Dynegy's threat came as state lawmakers wrestled through yesterday's holiday (for government workers, at least) in an effort to create legislation that would allow the state of California to act as a broker, buying power from the plant owners at attractive prices and selling it without markup to the beleaguered utilities, and Dynegy sounded serious.

"If we can't get this bill through in the next two days, this will start to unravel," Dynegy president Stephen W. Bergstrom told the Los Angeles Times. "When and if they default on Thursday, it puts us in a position where we have to take them into bankruptcy, and I'm sure others will be right beside us."

On Sunday, Davis announced his plan for California to act as broker and yesterday legislators grappled with the sticky issues. Stickiest of all was a desire to purchase power at rates the power producers consider unreasonably low in the face of rising natural gas prices. Gas is the fuel for their power plants and is the most significant element in the cost of producing electricity.

State Senate President Pro Tem John Burton, a San Francisco Democrat, said on Sunday that the state was seeking to purchase power for 5 to 5 cents per kilowatt-hour, but power producers "didn't come in with that kind of offer." Instead, the power producers are seeking 7 to 8 cents per kilowatt-hour to cover the soaring price of natural gas.
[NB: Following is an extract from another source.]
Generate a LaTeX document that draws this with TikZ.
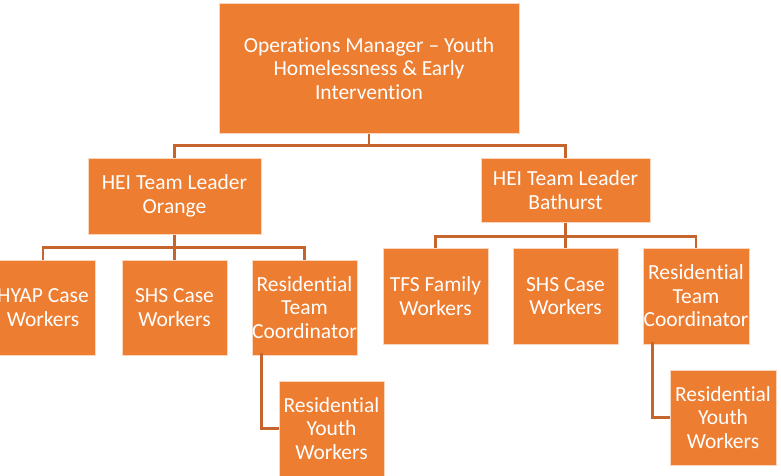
\documentclass[tikz,border=0pt]{standalone}
\usepackage{fontspec}
\setmainfont[Ligatures=NoCommon]{Carlito}
\definecolor{boxorange}{RGB}{237,125,49}
\definecolor{boxedge}{RGB}{250,214,190}
\definecolor{linkorange}{RGB}{197,101,45}
\tikzset{
	orgbox/.style={fill=boxorange, draw=boxedge, line width=1pt, text=white, align=center,
		inner sep=0pt, font=\fontsize{21.5}{23.5}\selectfont},
	link/.style={draw=linkorange, line width=2.6pt}
}

\begin{document}
\begin{tikzpicture}[x=1pt, y=-1pt]
	\useasboundingbox (0,0) rectangle (781,476);
	\clip (0,0) rectangle (781,476);
	% Boxes:
	\node[orgbox, minimum width=300pt, minimum height=129pt] (ops) at (369, 68.5){Operations Manager – Youth\\Homelessness \& Early\\Intervention};
	\node[orgbox, minimum width=173pt, minimum height=76pt] (leadO) at (174.5, 196){HEI Team Leader\\Orange};
	\node[orgbox, minimum width=169pt, minimum height=64pt] (leadB) at (565.5, 190){HEI Team Leader\\Bathurst};
	\node[orgbox, minimum width=105pt, minimum height=95pt] (hyap) at (43, 307.5){HYAP Case\\Workers};
	\node[orgbox, minimum width=105pt, minimum height=95pt] (shsO) at (174.5, 307.5){SHS Case\\Workers};
	\node[orgbox, minimum width=105pt, minimum height=95pt] (rtcO) at (304.5, 307.5){Residential\\Team\\Coordinator};
	\node[orgbox, minimum width=105pt, minimum height=95pt] (rywO) at (331.5, 428.5){Residential\\Youth\\Workers};
	\node[orgbox, minimum width=105pt, minimum height=96pt] (tfs) at (435.5, 296){TFS Family\\Workers};
	\node[orgbox, minimum width=105pt, minimum height=96pt] (shsB) at (565.5, 296){SHS Case\\Workers};
	\node[orgbox, minimum width=106pt, minimum height=96pt] (rtcB) at (696, 296){Residential\\Team\\Coordinator};
	\node[orgbox, minimum width=106pt, minimum height=95pt] (rywB) at (723, 417.5){Residential\\Youth\\Workers};
	% Lines:
	\draw[link] (ops.south) -- ++(0,12) -| (leadO.north);
	\draw[link] (ops.south) -- ++(0,12) -| (leadB.north);
	\draw[link] (leadO.south) -- ++(0,13) -| (hyap.north);
	\draw[link] (leadO.south) -- ++(0,13) -| (shsO.north);
	\draw[link] (leadO.south) -- ++(0,13) -| (rtcO.north);
	\draw[link] (leadB.south) -- ++(0,14) -| (tfs.north);
	\draw[link] (leadB.south) -- ++(0,14) -| (shsB.north);
	\draw[link] (leadB.south) -- ++(0,14) -| (rtcB.north);
	\draw[link] ([xshift=10pt, yshift=3pt]rtcO.south west) |- (rywO.west);
	\draw[link] ([xshift=10pt, yshift=3pt]rtcB.south west) |- (rywB.west);
\end{tikzpicture}
\end{document}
In an 8-K filing with the Securities and Exchange Commission yesterday, SoCal Edison said it has "temporarily suspended payment of certain of its debt obligations and purchased-power obligations." The company is believed to be referring to a bill owed to the California power Exchange, which could amount to hundreds of millions of dollars. That bill comes due today.

As to the immediate threat of bankruptcy posed by Dynegy's demand, Burton said that power generators should be willing to cut the utilities a little slack while the legislature was working on the problem.

"We're just not going to do that," Bergstrom said, "because the stakes are too high."